--- START Record extracts ---
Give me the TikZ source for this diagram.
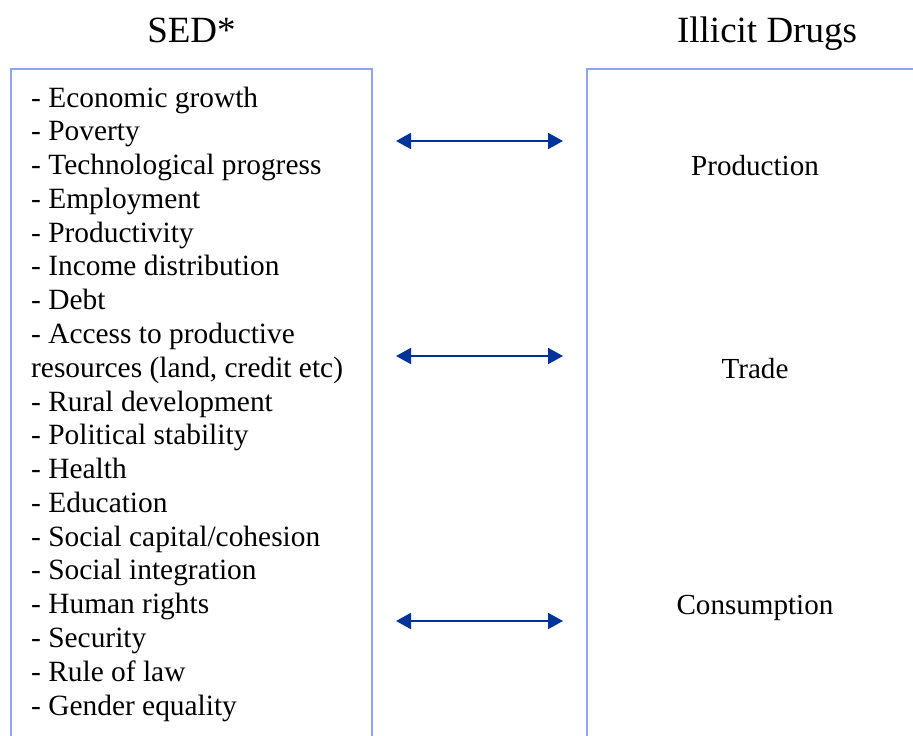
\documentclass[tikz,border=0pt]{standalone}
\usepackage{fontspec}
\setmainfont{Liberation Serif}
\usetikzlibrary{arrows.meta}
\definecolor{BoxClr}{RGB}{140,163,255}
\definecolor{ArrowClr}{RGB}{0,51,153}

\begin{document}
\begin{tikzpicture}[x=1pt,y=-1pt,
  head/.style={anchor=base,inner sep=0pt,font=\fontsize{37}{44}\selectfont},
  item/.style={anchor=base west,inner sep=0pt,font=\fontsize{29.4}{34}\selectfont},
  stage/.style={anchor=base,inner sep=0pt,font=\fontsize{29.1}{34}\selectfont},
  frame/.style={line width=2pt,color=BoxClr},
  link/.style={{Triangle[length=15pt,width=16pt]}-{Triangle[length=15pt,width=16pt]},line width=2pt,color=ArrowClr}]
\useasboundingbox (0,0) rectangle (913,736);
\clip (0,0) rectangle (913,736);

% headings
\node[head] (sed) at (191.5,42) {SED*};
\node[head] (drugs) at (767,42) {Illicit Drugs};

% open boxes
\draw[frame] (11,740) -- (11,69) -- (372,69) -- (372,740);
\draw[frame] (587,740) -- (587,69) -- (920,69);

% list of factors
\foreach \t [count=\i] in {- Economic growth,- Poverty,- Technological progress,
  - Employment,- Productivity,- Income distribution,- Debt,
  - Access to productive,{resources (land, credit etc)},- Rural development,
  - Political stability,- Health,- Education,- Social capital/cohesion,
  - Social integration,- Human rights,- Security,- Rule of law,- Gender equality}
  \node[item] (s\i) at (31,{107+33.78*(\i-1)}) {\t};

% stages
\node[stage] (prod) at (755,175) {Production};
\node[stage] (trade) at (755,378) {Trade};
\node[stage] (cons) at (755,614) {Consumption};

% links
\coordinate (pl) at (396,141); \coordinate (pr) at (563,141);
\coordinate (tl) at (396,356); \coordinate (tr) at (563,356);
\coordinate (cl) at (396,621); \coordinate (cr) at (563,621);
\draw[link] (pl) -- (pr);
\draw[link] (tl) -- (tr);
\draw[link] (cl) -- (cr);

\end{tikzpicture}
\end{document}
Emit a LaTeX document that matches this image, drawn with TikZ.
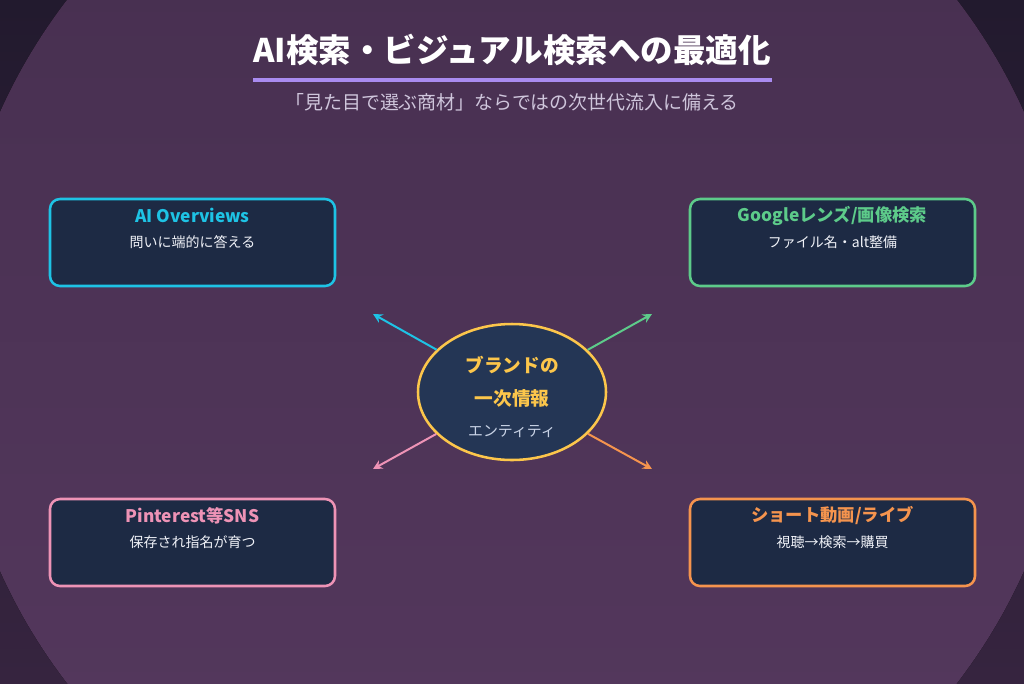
--- END Record extracts ---
[Problem to work on] Repeat the data exactly, without the pictures.

[Complete answer]
Give me the TikZ source for this diagram.
\documentclass[tikz,border=0pt]{standalone}
\usepackage{fontspec}
\setmainfont{Liberation Serif}
\usetikzlibrary{arrows.meta}
\definecolor{BoxClr}{RGB}{140,163,255}
\definecolor{ArrowClr}{RGB}{0,51,153}

\begin{document}
\begin{tikzpicture}[x=1pt,y=-1pt,
  head/.style={anchor=base,inner sep=0pt,font=\fontsize{37}{44}\selectfont},
  item/.style={anchor=base west,inner sep=0pt,font=\fontsize{29.4}{34}\selectfont},
  stage/.style={anchor=base,inner sep=0pt,font=\fontsize{29.1}{34}\selectfont},
  frame/.style={line width=2pt,color=BoxClr},
  link/.style={{Triangle[length=15pt,width=16pt]}-{Triangle[length=15pt,width=16pt]},line width=2pt,color=ArrowClr}]
\useasboundingbox (0,0) rectangle (913,736);
\clip (0,0) rectangle (913,736);

% headings
\node[head] (sed) at (191.5,42) {SED*};
\node[head] (drugs) at (767,42) {Illicit Drugs};

% open boxes
\draw[frame] (11,740) -- (11,69) -- (372,69) -- (372,740);
\draw[frame] (587,740) -- (587,69) -- (920,69);

% list of factors
\foreach \t [count=\i] in {- Economic growth,- Poverty,- Technological progress,
  - Employment,- Productivity,- Income distribution,- Debt,
  - Access to productive,{resources (land, credit etc)},- Rural development,
  - Political stability,- Health,- Education,- Social capital/cohesion,
  - Social integration,- Human rights,- Security,- Rule of law,- Gender equality}
  \node[item] (s\i) at (31,{107+33.78*(\i-1)}) {\t};

% stages
\node[stage] (prod) at (755,175) {Production};
\node[stage] (trade) at (755,378) {Trade};
\node[stage] (cons) at (755,614) {Consumption};

% links
\coordinate (pl) at (396,141); \coordinate (pr) at (563,141);
\coordinate (tl) at (396,356); \coordinate (tr) at (563,356);
\coordinate (cl) at (396,621); \coordinate (cr) at (563,621);
\draw[link] (pl) -- (pr);
\draw[link] (tl) -- (tr);
\draw[link] (cl) -- (cr);

\end{tikzpicture}
\end{document}
Emit a LaTeX document that matches this image, drawn with TikZ.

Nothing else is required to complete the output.